The goal of the comprehensive project Document Clustering and Theme Extraction is to provide users with the tools necessary to effectively organize and extract useful information from massive text datasets. Data loading, text preparation, TF-IDF (Term Frequency-Inverse Document Frequency) transformation, K-means clustering, and Latent Dirichlet Allocation (LDA) for topic modeling are some of the components that make up this project.
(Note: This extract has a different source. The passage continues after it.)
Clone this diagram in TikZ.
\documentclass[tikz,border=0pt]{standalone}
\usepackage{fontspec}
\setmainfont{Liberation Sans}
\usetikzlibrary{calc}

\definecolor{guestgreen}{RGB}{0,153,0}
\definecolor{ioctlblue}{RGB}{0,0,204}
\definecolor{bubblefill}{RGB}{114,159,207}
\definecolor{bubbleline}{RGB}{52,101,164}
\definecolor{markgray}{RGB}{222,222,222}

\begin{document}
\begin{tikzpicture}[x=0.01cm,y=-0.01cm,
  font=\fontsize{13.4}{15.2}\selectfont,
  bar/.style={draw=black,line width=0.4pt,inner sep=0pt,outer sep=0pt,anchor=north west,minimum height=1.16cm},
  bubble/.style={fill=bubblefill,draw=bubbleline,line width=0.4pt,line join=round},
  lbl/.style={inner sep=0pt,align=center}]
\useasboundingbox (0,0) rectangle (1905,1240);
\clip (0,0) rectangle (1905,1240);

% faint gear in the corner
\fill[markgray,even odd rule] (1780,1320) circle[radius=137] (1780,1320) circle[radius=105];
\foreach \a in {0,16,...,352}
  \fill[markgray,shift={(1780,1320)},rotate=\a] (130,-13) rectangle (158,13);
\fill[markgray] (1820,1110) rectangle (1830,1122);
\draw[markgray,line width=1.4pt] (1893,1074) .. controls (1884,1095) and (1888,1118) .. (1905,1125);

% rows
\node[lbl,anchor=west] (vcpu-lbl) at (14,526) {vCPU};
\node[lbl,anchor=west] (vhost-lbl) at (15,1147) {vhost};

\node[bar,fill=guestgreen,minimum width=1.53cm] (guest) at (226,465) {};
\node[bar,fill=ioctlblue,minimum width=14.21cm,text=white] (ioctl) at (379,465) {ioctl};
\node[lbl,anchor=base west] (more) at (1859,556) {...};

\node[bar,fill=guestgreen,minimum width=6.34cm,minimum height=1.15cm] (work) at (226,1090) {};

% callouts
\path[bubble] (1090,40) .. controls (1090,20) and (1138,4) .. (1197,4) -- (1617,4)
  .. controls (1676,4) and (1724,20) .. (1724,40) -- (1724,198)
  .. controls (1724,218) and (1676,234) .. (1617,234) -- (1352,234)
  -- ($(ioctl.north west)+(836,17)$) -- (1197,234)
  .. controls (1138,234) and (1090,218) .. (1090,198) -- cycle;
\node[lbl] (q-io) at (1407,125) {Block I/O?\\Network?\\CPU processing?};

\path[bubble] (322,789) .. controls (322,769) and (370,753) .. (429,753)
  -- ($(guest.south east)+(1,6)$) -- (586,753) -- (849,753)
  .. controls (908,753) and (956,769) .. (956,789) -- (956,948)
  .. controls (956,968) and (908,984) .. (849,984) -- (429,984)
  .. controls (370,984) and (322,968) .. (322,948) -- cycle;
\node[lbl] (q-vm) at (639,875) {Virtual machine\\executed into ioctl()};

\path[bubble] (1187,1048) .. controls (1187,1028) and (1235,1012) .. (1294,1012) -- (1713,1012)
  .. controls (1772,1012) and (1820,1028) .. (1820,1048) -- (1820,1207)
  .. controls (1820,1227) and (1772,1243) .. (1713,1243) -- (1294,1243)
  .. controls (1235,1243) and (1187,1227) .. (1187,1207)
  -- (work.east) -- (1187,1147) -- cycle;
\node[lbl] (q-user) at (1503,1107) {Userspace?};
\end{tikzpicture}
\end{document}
Its major objective is to offer a methodical way to comprehend and organize unstructured text data.
- Supports data ingestion from diverse sources, including documents, articles, and social media posts.
- Handles data formats like CSV, text, and web scraping.
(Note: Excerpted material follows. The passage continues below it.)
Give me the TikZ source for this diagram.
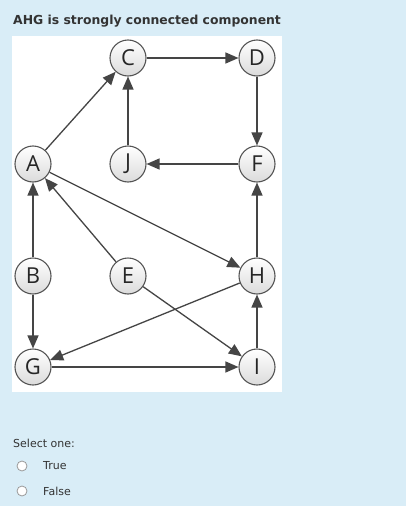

- Cleans and prepares data for further analysis.
- Tokenization divides text into individual words or tokens.
- Utilizes stemming to reduce words to their root form, enhancing text normalization.
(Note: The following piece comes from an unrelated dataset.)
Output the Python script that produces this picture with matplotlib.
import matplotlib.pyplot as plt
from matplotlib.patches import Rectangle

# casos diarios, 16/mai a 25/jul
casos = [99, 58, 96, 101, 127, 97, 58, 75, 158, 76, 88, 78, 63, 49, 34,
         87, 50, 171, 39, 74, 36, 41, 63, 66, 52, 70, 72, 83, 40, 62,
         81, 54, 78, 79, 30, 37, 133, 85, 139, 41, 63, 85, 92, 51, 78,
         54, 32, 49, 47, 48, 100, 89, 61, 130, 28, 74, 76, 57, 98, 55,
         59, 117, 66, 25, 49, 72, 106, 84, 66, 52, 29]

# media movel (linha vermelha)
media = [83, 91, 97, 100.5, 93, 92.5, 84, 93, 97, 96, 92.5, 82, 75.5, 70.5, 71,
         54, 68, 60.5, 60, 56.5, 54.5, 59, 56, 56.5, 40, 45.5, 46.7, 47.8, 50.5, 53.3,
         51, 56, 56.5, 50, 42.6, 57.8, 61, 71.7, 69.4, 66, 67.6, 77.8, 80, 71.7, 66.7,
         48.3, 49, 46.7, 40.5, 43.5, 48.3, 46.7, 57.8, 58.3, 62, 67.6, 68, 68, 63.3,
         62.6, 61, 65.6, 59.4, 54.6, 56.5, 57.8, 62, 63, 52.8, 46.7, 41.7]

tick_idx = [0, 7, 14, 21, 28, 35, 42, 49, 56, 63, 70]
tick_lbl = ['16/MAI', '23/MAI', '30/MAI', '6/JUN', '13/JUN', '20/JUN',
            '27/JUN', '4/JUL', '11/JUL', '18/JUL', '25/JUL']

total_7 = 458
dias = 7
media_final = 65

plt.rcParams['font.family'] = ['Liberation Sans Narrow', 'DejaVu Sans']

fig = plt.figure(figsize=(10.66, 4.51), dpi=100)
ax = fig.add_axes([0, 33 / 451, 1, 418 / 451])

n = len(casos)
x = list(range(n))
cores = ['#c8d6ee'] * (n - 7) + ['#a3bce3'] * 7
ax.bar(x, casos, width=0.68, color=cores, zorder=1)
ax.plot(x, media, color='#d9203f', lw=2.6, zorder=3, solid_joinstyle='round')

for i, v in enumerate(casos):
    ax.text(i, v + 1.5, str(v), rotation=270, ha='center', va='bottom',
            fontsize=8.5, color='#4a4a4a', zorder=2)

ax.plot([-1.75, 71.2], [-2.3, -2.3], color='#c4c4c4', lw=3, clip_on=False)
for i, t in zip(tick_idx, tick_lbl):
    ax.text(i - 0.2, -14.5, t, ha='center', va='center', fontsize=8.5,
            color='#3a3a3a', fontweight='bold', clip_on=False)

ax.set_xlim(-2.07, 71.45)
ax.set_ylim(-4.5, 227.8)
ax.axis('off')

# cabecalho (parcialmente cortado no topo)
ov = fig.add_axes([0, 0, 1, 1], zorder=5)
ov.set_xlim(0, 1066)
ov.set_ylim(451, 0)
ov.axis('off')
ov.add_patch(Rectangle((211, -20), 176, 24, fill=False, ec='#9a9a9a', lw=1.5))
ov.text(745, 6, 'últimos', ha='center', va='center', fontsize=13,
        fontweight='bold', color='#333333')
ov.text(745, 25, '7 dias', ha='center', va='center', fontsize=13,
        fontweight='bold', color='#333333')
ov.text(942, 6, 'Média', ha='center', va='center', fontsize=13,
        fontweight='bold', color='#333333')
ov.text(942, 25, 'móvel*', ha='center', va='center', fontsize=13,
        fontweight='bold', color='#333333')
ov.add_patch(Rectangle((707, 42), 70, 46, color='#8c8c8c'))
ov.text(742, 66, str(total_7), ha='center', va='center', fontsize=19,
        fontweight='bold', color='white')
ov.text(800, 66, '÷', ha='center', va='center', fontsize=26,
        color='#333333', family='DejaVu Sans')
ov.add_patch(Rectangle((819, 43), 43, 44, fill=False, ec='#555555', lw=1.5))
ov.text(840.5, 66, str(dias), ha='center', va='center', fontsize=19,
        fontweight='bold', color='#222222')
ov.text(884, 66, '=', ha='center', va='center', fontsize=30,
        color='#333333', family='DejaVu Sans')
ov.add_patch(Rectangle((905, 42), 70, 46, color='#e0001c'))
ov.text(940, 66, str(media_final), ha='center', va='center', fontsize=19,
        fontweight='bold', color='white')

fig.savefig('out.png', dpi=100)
- Removes stop words and special characters to improve data quality.
- Computes TF-IDF scores to measure word importance within documents.
- Generates a TF-IDF matrix representing the entire dataset.
- Identifies and ranks significant terms and keywords.
- Applies K-means clustering to TF-IDF-transformed data.
- Automatically groups documents into clusters based on content similarity.
- Enables users to explore related documents within clusters.
- Offers flexibility in choosing the number of clusters (K).
- Utilizes LDA for unsupervised topic modeling.
- Identifies latent topics within the dataset.
- Assigns documents to topics, allowing for topic-based analysis.
- Supports topic visualization and interpretation.
- Enhances data understanding and organization.
- Facilitates content recommendation and personalized content delivery.
- Enables trend analysis and information retrieval in large text datasets.
- Serves academic, business, and research purposes.